+++ Stored records +++

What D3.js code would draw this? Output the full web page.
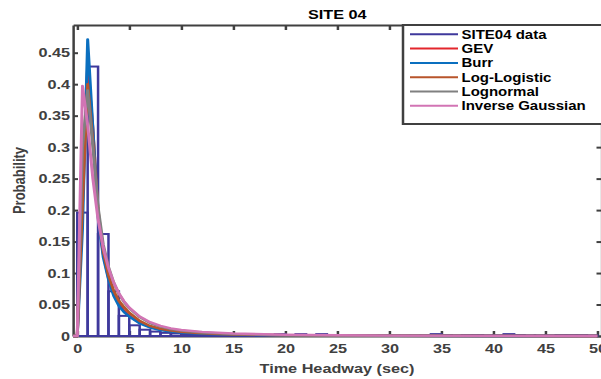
<!DOCTYPE html>
<html>
<head>
<meta charset="utf-8">
<script src="https://cdn.jsdelivr.net/npm/d3@7"></script>
<style>
  html, body { margin: 0; padding: 0; background: #fff; }
  svg { display: block; }
  text { font-family: Arial, "Liberation Sans", Helvetica, sans-serif; }
</style>
</head>
<body>
<div id="chart"></div>
<script>
// Histogram of observed headways, 1-second bins starting at 0 s
const binStarts = d3.range(0, 50);
const siteData = [
  0.196, 0.428, 0.162, 0.071, 0.032, 0.017, 0.010, 0.007, 0.005, 0.004,
  0.003, 0.003, 0.002, 0.002, 0.0015, 0.0015, 0.001, 0.001, 0.001, 0.003,
  0.001, 0.003, 0.001, 0.003, 0.001, 0.001, 0.0015, 0.0015, 0.001, 0.001,
  0.001, 0.001, 0.001, 0.001, 0.003, 0.0015, 0.001, 0.0015, 0.0015, 0.001,
  0.001, 0.003, 0.0015, 0.001, 0.001, 0.001, 0.0015, 0.0015, 0.0015, 0.001
];

// Fitted density curves, evaluated at these headways (sec)
const curveX = [-0.4, 0, 0.5, 1, 1.5, 2, 2.5, 3, 3.5, 4, 4.5, 5, 6, 7, 8, 9, 10, 12, 15, 20, 25, 30, 40, 50];
const gevY     = [0, 0, 0.24, 0.43, 0.33, 0.195, 0.13, 0.092, 0.067, 0.051, 0.040, 0.032, 0.021, 0.0145, 0.0105, 0.008, 0.0062, 0.0039, 0.0022, 0.001, 0.0005, 0.0003, 0.0001, 0];
const burrY    = [0, 0, 0.17, 0.471, 0.33, 0.19, 0.125, 0.09, 0.064, 0.048, 0.038, 0.031, 0.02, 0.0135, 0.0095, 0.007, 0.0055, 0.0035, 0.002, 0.0009, 0.0005, 0.0003, 0.0001, 0];
const logLogY  = [0, 0, 0.21, 0.40, 0.31, 0.20, 0.135, 0.097, 0.072, 0.056, 0.046, 0.037, 0.024, 0.016, 0.0115, 0.0085, 0.0066, 0.0042, 0.0024, 0.0011, 0.0006, 0.0004, 0.0002, 0.0001];
const logNormY = [0, 0, 0.30, 0.39, 0.30, 0.205, 0.145, 0.11, 0.085, 0.067, 0.054, 0.044, 0.030, 0.0205, 0.015, 0.011, 0.0085, 0.0055, 0.003, 0.0013, 0.0006, 0.0003, 0.0001, 0];
const invGaussY= [0, 0, 0.397, 0.335, 0.25, 0.185, 0.14, 0.108, 0.085, 0.068, 0.055, 0.045, 0.031, 0.022, 0.016, 0.012, 0.0095, 0.0065, 0.004, 0.002, 0.0011, 0.0006, 0.0002, 0.0001];

const seriesNames = ["SITE04 data", "GEV", "Burr", "Log-Logistic", "Lognormal", "Inverse Gaussian"];
const seriesColors = ["#3f399c", "#e3262c", "#0a6fbf", "#b8552b", "#808080", "#d274b4"];

const xTicks = [0, 5, 10, 15, 20, 25, 30, 35, 40, 45, 50];
const xTickLabels = ["0", "5", "10", "15", "20", "25", "30", "35", "40", "45", "50"];
const yTicks = [0, 0.05, 0.1, 0.15, 0.2, 0.25, 0.3, 0.35, 0.4, 0.45];
const yTickLabels = ["0", "0.05", "0.1", "0.15", "0.2", "0.25", "0.3", "0.35", "0.4", "0.45"];

// The figure is drawn in a narrower user space and stretched horizontally.
const S = 1.25;
const W = 601 / S, H = 379;
const px = v => v / S;

const svg = d3.select("#chart").append("svg")
  .attr("width", 601).attr("height", 379)
  .attr("viewBox", `0 0 ${W} ${H}`)
  .attr("preserveAspectRatio", "none");

const plotL = px(73), plotR = px(601.5), plotT = 25, plotB = 336;
const x = d3.scaleLinear().domain([-0.41, 50.4]).range([plotL, plotR]);
const y = d3.scaleLinear().domain([0, 0.494]).range([plotB, plotT]);

const axisColor = "#404040";
const gAxes = svg.append("g");

function styleAxis(g) {
  g.select(".domain").attr("stroke", axisColor).attr("stroke-width", 2).attr("fill", "none");
  g.selectAll(".tick line").attr("stroke", axisColor).attr("stroke-width", 2);
  g.selectAll(".tick text")
    .attr("fill", axisColor)
    .style("font-size", "13px")
    .style("font-weight", "bold");
}

gAxes.append("g").attr("transform", `translate(0,${plotB})`)
  .call(d3.axisBottom(x).tickValues(xTicks).tickFormat((d, i) => xTickLabels[i])
    .tickSize(-5).tickSizeOuter(0).tickPadding(8))
  .call(styleAxis);
gAxes.append("g").attr("transform", `translate(0,${plotT})`)
  .call(d3.axisTop(x).tickValues(xTicks).tickFormat("").tickSize(-5).tickSizeOuter(0))
  .call(styleAxis);
gAxes.append("g").attr("transform", `translate(${plotL},0)`)
  .call(d3.axisLeft(y).tickValues(yTicks).tickFormat((d, i) => yTickLabels[i])
    .tickSize(-px(5)).tickSizeOuter(0).tickPadding(px(3)))
  .call(styleAxis);
gAxes.append("g").attr("transform", `translate(${plotR},0)`)
  .call(d3.axisRight(y).tickValues(yTicks).tickFormat("").tickSize(-px(5)).tickSizeOuter(0))
  .call(styleAxis);

// Histogram bars (outlined)
svg.append("g").selectAll("rect")
  .data(binStarts)
  .join("rect")
  .attr("x", d => x(d))
  .attr("width", d => x(d + 1) - x(d))
  .attr("y", (d, i) => y(siteData[i]))
  .attr("height", (d, i) => y(0) - y(siteData[i]))
  .attr("fill", "none")
  .attr("stroke", seriesColors[0])
  .attr("stroke-width", 2);

// Fitted curves
const curves = [gevY, burrY, logLogY, logNormY, invGaussY];
const line = d3.line().x(d => x(d[0])).y(d => y(d[1]));
svg.append("g").selectAll("path")
  .data(curves)
  .join("path")
  .attr("d", vals => line(curveX.map((cx, i) => [cx, vals[i]])))
  .attr("fill", "none")
  .attr("stroke", (d, i) => seriesColors[i + 1])
  .attr("stroke-width", 2.4)
  .attr("stroke-linejoin", "round");

// Title and axis labels
svg.append("text")
  .attr("x", (plotL + plotR) / 2).attr("y", 19)
  .attr("text-anchor", "middle")
  .style("font-size", "13px").style("font-weight", "bold")
  .attr("fill", "#000")
  .text("SITE 04");

svg.append("text")
  .attr("x", px(337)).attr("y", 373)
  .attr("text-anchor", "middle")
  .style("font-size", "13px").style("font-weight", "bold")
  .attr("fill", axisColor)
  .text("Time Headway (sec)");

svg.append("text")
  .attr("transform", `translate(${px(25)},${(plotT + plotB) / 2}) rotate(-90)`)
  .attr("text-anchor", "middle")
  .style("font-size", "13px").style("font-weight", "bold")
  .attr("fill", axisColor)
  .text("Probability");

// Legend
const legX = px(403), legY = 25, legW = px(601) - px(403) + 2, legH = 99;
const leg = svg.append("g");
leg.append("rect")
  .attr("x", legX).attr("y", legY)
  .attr("width", legW).attr("height", legH)
  .attr("fill", "#fff")
  .attr("stroke", axisColor).attr("stroke-width", 2);
const rows = leg.selectAll("g.row").data(seriesNames).join("g")
  .attr("class", "row")
  .attr("transform", (d, i) => `translate(0,${34.3 + i * 14.3})`);
rows.append("line")
  .attr("x1", px(410)).attr("x2", px(458))
  .attr("stroke", (d, i) => seriesColors[i])
  .attr("stroke-width", 2);
rows.append("text")
  .attr("x", px(461.5)).attr("dy", "0.36em")
  .style("font-size", "12px").style("font-weight", "bold")
  .attr("fill", "#000")
  .text(d => d);
</script>
</body>
</html>
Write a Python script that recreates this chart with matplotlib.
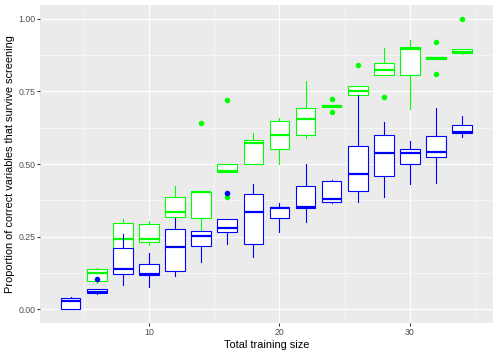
import numpy as np
import matplotlib
matplotlib.use("Agg")
import matplotlib.pyplot as plt
from matplotlib.ticker import MultipleLocator, FuncFormatter

plt.rcParams['font.family'] = ['Liberation Sans', 'DejaVu Sans']

# training sizes
green_x = [6, 8, 10, 12, 14, 16, 18, 20, 22, 24, 26, 28, 30, 32, 34]
blue_x = [4, 6, 8, 10, 12, 14, 16, 18, 20, 22, 24, 26, 28, 30, 32, 34]

# box stats: lower whisker, q1, median, q3, upper whisker
green_lo = [0.089, 0.190, 0.221, 0.300, 0.272, 0.471, 0.501, 0.500, 0.591, 0.696, 0.737, 0.808, 0.689, 0.862, 0.880]
green_q1 = [0.097, 0.200, 0.230, 0.316, 0.313, 0.471, 0.501, 0.553, 0.599, 0.696, 0.737, 0.808, 0.808, 0.862, 0.882]
green_med = [0.125, 0.241, 0.242, 0.334, 0.402, 0.475, 0.574, 0.600, 0.654, 0.700, 0.753, 0.824, 0.897, 0.866, 0.885]
green_q3 = [0.137, 0.298, 0.292, 0.385, 0.405, 0.501, 0.582, 0.648, 0.693, 0.705, 0.769, 0.847, 0.902, 0.870, 0.895]
green_hi = [0.140, 0.309, 0.303, 0.424, 0.405, 0.501, 0.606, 0.658, 0.786, 0.705, 0.769, 0.899, 0.928, 0.870, 0.895]
green_out = [[], [], [], [], [0.641], [0.721, 0.387], [], [], [], [0.724, 0.680],
             [0.840], [0.730], [], [0.920, 0.811], [1.0]]

blue_lo = [0.000, 0.053, 0.082, 0.075, 0.114, 0.161, 0.226, 0.180, 0.264, 0.301, 0.364, 0.368, 0.385, 0.430, 0.434, 0.594]
blue_q1 = [0.000, 0.056, 0.120, 0.116, 0.132, 0.216, 0.264, 0.223, 0.315, 0.347, 0.369, 0.408, 0.460, 0.500, 0.523, 0.606]
blue_med = [0.029, 0.060, 0.139, 0.121, 0.214, 0.251, 0.278, 0.334, 0.349, 0.353, 0.379, 0.466, 0.538, 0.539, 0.541, 0.609]
blue_q3 = [0.037, 0.068, 0.209, 0.154, 0.275, 0.268, 0.310, 0.397, 0.353, 0.424, 0.441, 0.562, 0.601, 0.553, 0.595, 0.636]
blue_hi = [0.040, 0.068, 0.258, 0.194, 0.313, 0.268, 0.310, 0.430, 0.367, 0.500, 0.445, 0.737, 0.646, 0.579, 0.694, 0.667]
blue_out = [[], [0.103], [], [], [], [], [0.401], [], [], [], [], [], [], [], [], []]


def make_stats(lo, q1, med, q3, hi, out):
    return [dict(whislo=a, q1=b, med=c, q3=d, whishi=e, fliers=f)
            for a, b, c, d, e, f in zip(lo, q1, med, q3, hi, out)]


fig = plt.figure(figsize=(498 / 72, 355 / 72), dpi=72)
ax = fig.add_axes([40 / 498, 32 / 355, 453 / 498, 318 / 355])
ax.set_facecolor('#EBEBEB')

for stats, xs, col, z in [
        (make_stats(green_lo, green_q1, green_med, green_q3, green_hi, green_out), green_x, '#00FF00', 3),
        (make_stats(blue_lo, blue_q1, blue_med, blue_q3, blue_hi, blue_out), blue_x, '#0000FF', 4)]:
    ax.bxp(stats, positions=xs, widths=1.5, patch_artist=True, showcaps=False,
           manage_ticks=False, zorder=z,
           boxprops=dict(facecolor='white', edgecolor=col, linewidth=1.1),
           medianprops=dict(color=col, linewidth=2.2),
           whiskerprops=dict(color=col, linewidth=1.1),
           flierprops=dict(marker='o', markerfacecolor=col, markeredgecolor=col,
                           markersize=4.5, linestyle='none'))

ax.set_xlim(1.65, 36.36)
ax.set_ylim(-0.048, 1.048)
ax.xaxis.set_major_locator(MultipleLocator(10))
ax.xaxis.set_minor_locator(MultipleLocator(5))
ax.yaxis.set_major_locator(MultipleLocator(0.25))
ax.yaxis.set_minor_locator(MultipleLocator(0.125))
ax.yaxis.set_major_formatter(FuncFormatter(lambda v, p: f"{v:.2f}"))

ax.grid(which='major', color='white', linewidth=1.1)
ax.grid(which='minor', color='white', linewidth=0.55)
ax.set_axisbelow(True)
for s in ax.spines.values():
    s.set_visible(False)
ax.tick_params(which='major', length=2.75, width=1.07, color='#333333',
               labelsize=8.8, labelcolor='#4D4D4D', pad=2)
ax.tick_params(which='minor', length=0)

ax.set_xlabel('Total training size', fontsize=11, labelpad=3)
ax.set_ylabel('Proportion of correct variables that survive screening', fontsize=11, labelpad=3)

fig.savefig('out.png', dpi=72)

+++

— Objective —
Nothing but the lines from the one with "Write a Python" through the one with "[0.840], [0.730], [], [0.920, 0.811], [1.0]]" should be copied, word for word. Pictures are left out.

— Output of the task —
Write a Python script that recreates this chart with matplotlib.
import numpy as np
import matplotlib
matplotlib.use("Agg")
import matplotlib.pyplot as plt
from matplotlib.ticker import MultipleLocator, FuncFormatter

plt.rcParams['font.family'] = ['Liberation Sans', 'DejaVu Sans']

# training sizes
green_x = [6, 8, 10, 12, 14, 16, 18, 20, 22, 24, 26, 28, 30, 32, 34]
blue_x = [4, 6, 8, 10, 12, 14, 16, 18, 20, 22, 24, 26, 28, 30, 32, 34]

# box stats: lower whisker, q1, median, q3, upper whisker
green_lo = [0.089, 0.190, 0.221, 0.300, 0.272, 0.471, 0.501, 0.500, 0.591, 0.696, 0.737, 0.808, 0.689, 0.862, 0.880]
green_q1 = [0.097, 0.200, 0.230, 0.316, 0.313, 0.471, 0.501, 0.553, 0.599, 0.696, 0.737, 0.808, 0.808, 0.862, 0.882]
green_med = [0.125, 0.241, 0.242, 0.334, 0.402, 0.475, 0.574, 0.600, 0.654, 0.700, 0.753, 0.824, 0.897, 0.866, 0.885]
green_q3 = [0.137, 0.298, 0.292, 0.385, 0.405, 0.501, 0.582, 0.648, 0.693, 0.705, 0.769, 0.847, 0.902, 0.870, 0.895]
green_hi = [0.140, 0.309, 0.303, 0.424, 0.405, 0.501, 0.606, 0.658, 0.786, 0.705, 0.769, 0.899, 0.928, 0.870, 0.895]
green_out = [[], [], [], [], [0.641], [0.721, 0.387], [], [], [], [0.724, 0.680],
             [0.840], [0.730], [], [0.920, 0.811], [1.0]]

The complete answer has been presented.